Most situations aren’t clear cut. If you’re in tech, you’ll find few organizations that run only broadly-used software stacks, so you’re going to run into bespoke tools and implementations. The closest I came was a client several years back who decided “we are going to move to SAP, we are going to only use SAP, and to keep our lives simple, we are going to reorganize our internal operations around the software because ERP and the functions it supports is not a differentiator for us.” They took a similar approach to their web presence, which was mostly promotional, and built it entirely on a standard commercial framework. The only place they put any special effort was in document management, which for their business was a critical capability.

One of the things that’s important when evaluating a job move is clearly understanding what the pros and cons of the learning opportunity will be. How much of it is broadly-applicable? How much of it is general skills and industry knowledge that can be broadly-applicable even if the specifics of the systems you work on are not? How much is purely in-house and inapplicable anywhere else? How much of your time will you spend on administration and overhead process that is organization-specific and doesn’t add any value to your experience at all?

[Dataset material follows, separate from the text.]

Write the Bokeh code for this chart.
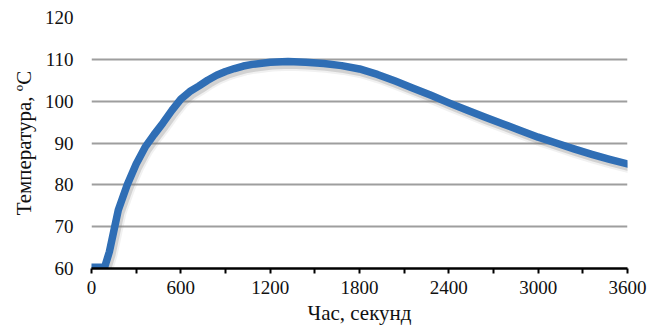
from bokeh.plotting import figure
from bokeh.models import FixedTicker, Range1d
from bokeh.embed import file_html
from bokeh.resources import INLINE

# Data
time_s = [0, 60, 90, 120, 150, 180, 240, 300, 360, 420, 480, 540, 600, 660, 720,
          780, 840, 900, 960, 1020, 1080, 1200, 1320, 1440, 1560, 1680, 1800,
          1920, 2040, 2160, 2280, 2400, 2520, 2640, 2760, 2880, 3000, 3120,
          3240, 3360, 3480, 3600]
temp_c = [60.3, 60.3, 60.5, 64, 69, 74, 80, 85, 89, 92, 94.8, 97.8, 100.5,
          102.3, 103.6, 105, 106.2, 107.1, 107.8, 108.4, 108.8, 109.3, 109.5,
          109.3, 109.0, 108.5, 107.7, 106.4, 104.8, 103.1, 101.4, 99.6, 97.9,
          96.2, 94.6, 93.0, 91.4, 90.0, 88.6, 87.3, 86.1, 85.0]

x_major_ticks = [0, 600, 1200, 1800, 2400, 3000, 3600]
x_minor_ticks = [300, 900, 1500, 2100, 2700, 3300]
y_ticks = [60, 70, 80, 90, 100, 110, 120]

x_label = "Час, секунд"
y_label = "Температура, ºC"

FONT = "Liberation Serif"

p = figure(width=654, height=329, output_backend="svg", toolbar_location=None,
           x_range=Range1d(0, 3600), y_range=Range1d(60, 120),
           min_border_left=91, min_border_right=27, min_border_top=17,
           min_border_bottom=61)
p.outline_line_color = None
p.background_fill_color = "white"
p.border_fill_color = "white"

# shadow
sx = [t + 14 for t in time_s]
sy = [v - 0.8 for v in temp_c]
p.line(sx, sy, line_width=12, line_color="#888888", line_alpha=0.12,
       line_join="round", line_cap="round")
p.line(sx, sy, line_width=8, line_color="#777777", line_alpha=0.25,
       line_join="round", line_cap="round")
# main line
p.line(time_s, temp_c, line_width=7.5, line_color="#2F6EB5",
       line_join="round", line_cap="round")

# x axis
xa = p.xaxis[0]
xa.ticker = FixedTicker(ticks=x_major_ticks, minor_ticks=x_minor_ticks)
xa.axis_line_color = "black"
xa.axis_line_width = 2.5
xa.major_tick_line_color = "black"
xa.major_tick_line_width = 2
xa.minor_tick_line_color = "black"
xa.minor_tick_line_width = 2
xa.major_tick_in = 0
xa.major_tick_out = 5
xa.minor_tick_in = 0
xa.minor_tick_out = 5
xa.major_label_text_font = FONT
xa.major_label_text_font_size = "19px"
xa.major_label_text_color = "#111111"
xa.major_label_standoff = 7
xa.axis_label = x_label
xa.axis_label_text_font = FONT
xa.axis_label_text_font_size = "21px"
xa.axis_label_text_font_style = "normal"
xa.axis_label_text_color = "#111111"
xa.axis_label_standoff = 4

# y axis
ya = p.yaxis[0]
ya.ticker = FixedTicker(ticks=y_ticks, minor_ticks=[])
ya.axis_line_color = None
ya.major_tick_line_color = None
ya.minor_tick_line_color = None
ya.major_label_text_font = FONT
ya.major_label_text_font_size = "19px"
ya.major_label_text_color = "#111111"
ya.major_label_standoff = 12
ya.axis_label = y_label
ya.axis_label_text_font = FONT
ya.axis_label_text_font_size = "21px"
ya.axis_label_text_font_style = "normal"
ya.axis_label_text_color = "#111111"
ya.axis_label_standoff = 6

p.xgrid.grid_line_color = None
p.ygrid.grid_line_color = "#9E9E9E"
p.ygrid.grid_line_width = 1.8

open("out.html", "w").write(file_html(p, INLINE))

To use an AWS example: understanding how the in-house integration/deployment system (Apollo) works isn’t applicable anywhere else. Understanding the benefits of CI/CD and more generally how it can be used is generally applicable, but you will have to come up to speed on other toolsets if you go elsewhere. Understanding how AWS VPCs and networking function is valuable to any company that makes substantial use of AWS tools, regardless of the specific development, deployment and operating environments built on top of them.

Where to draw the line varies. The considerations are different when you’re junior vs. senior, when if you’re in your first job vs. your last, if you want to limit yourself to a certain geographic location vs. becoming a digital nomad, if you have a family to feed and prize stability vs. single and ready to take chances. The amount of money offered and the other opportunities that go with the job also feed into how you should think about these tradeoffs.

When somebody I mentor is considering a new job, one of the things I ask them is “how much of what you’re learning would be applicable to some other company, and how much is not?” If the latter category is more than 30%, the potential employer needs to follow the advice given to the penguin, and cough up some dough. “Meet the market” is not sufficient when you’re asking people to leave valuable skills at the door, and in exchange offer the opportunity to acquire less generally-useful ones.